In a world where it is becoming more and more insecure, to have physical currency in your hand or even saving it in a bank, with the advancement of technology, the need for an alternative to physical cash increases day by day. One such alternative is Bitcoins.
Bitcoins are a form of digital currency that are created and transacted electronically. Bitcoins are not printed or minted, hence, the control of the currency does not come under any single authority, and instead, bitcoins are created by people, and businesses, by solving increasingly complex mathematical problems.
Why are bitcoins different from conventional currencies?
The answer to that is very simple, since the production and control of bitcoins, does not lay in the control of any particular organisation or authority (the production and control is decentralised), the users of bitcoins, feel they are more in control of their money.
Who came up with the idea?
The invention of bitcoins as a method of payment is largely believed to be a brainchild of a Software Developer called Satoshi Nakamoto, who proposed the conversion of an already existing electronic payment system which used mathematical proof to process transactions, into a currency that was independent of any central authority, transferable electronically, with a very low processing fee.
Although the actual existence of a Developer named Satoshi Nakamoto, is widely debated amongst bitcoins users, and the actual identity of the inventor is still a mystery, most people believe Satoshi Nakamoto to be an organisation of Japanese origin as the Japanese translation of Satoshi means; “clear thinking, quick witted or wise” while Naka means; “medium, inside or relationship” and moto could mean either origin or foundation.
Who prints or mints bitcoins?
No one does, as mentioned before; this currency is not under the control of any single authority, thus giving them the opportunity to print the currency without the knowledge of the larger population, hence devaluing the currency. Instead, bitcoins are produced digitally, by a ever growing community of people like you and me, who mine bitcoins using computers in a distributed network. People use Bitcoin QR code to simplify the process.
If anyone can mine for bitcoins, wouldn’t that mean there would be an unlimited supply of bitcoins?
According to the bitcoin protocol (the set of rules and regulations, that govern the production and usage of bitcoins), there are only a total of 21 million bitcoins to be mined. But, these coins can be broken down to smaller parts, the smallest of which is 1/100,000,000 (one hundred millionth) of a bitcoin, which is called a ‘Satoshi’, in honour of the founder of bitcoins.
What is the base of using bitcoins?
Conventionally, when you trade with normal currency, it means you are trading with the value of gold.
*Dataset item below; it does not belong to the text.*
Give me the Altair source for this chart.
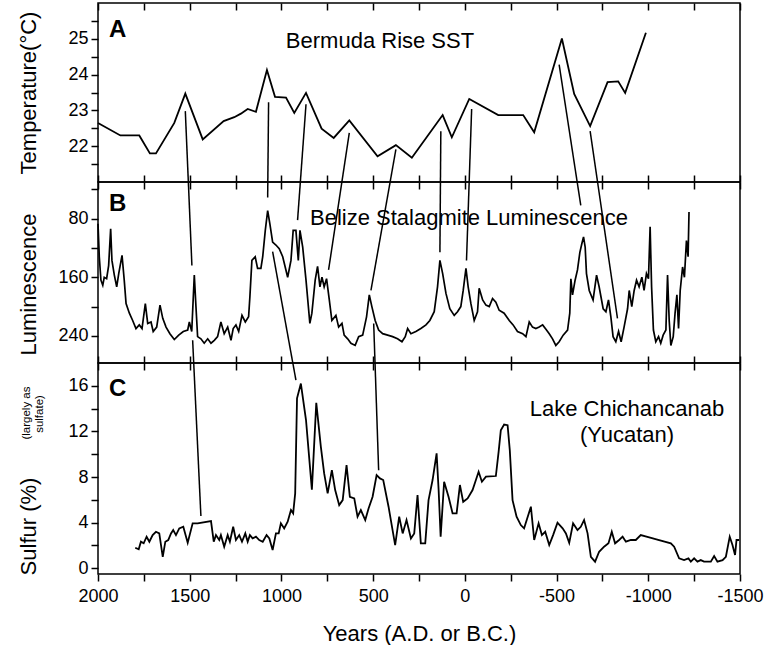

Which means instead of trading the actual gold, you trade a certain percentage of the value of the gold you have, for another item/service of the same percentage of the value of gold (although this is not exactly what is being practiced, this is the basic idea behind transactions). But, bitcoins are not based on gold, instead they are based on mathematics. Effectively, when trading bitcoins, what is actually means is, that you are trading a certain percentage of the mathematical problems that you have solved, for a service/item of the same percentage of the mathematical problems.
People around the world, solve these problems and mine for bitcoins by using software programs that use mathematical formula for each problem. These mathematical problems and the software used to solve them are both available for the public to download for free, hence, anyone could check and make sure that, everything is doing whatever it is supposed to do.
Since everything is open to the public, and is free for everyone, people like you or me also could join this network and start mining for bitcoins. Once you start mining for bitcoins, you could also start trading them, which puts you in a somewhat elite group of people, and gives you a head start to the future, as experts believe the use of bitcoins, is slowly but surely replacing the conventional form of transactions, and will one day be the primary form of transactions.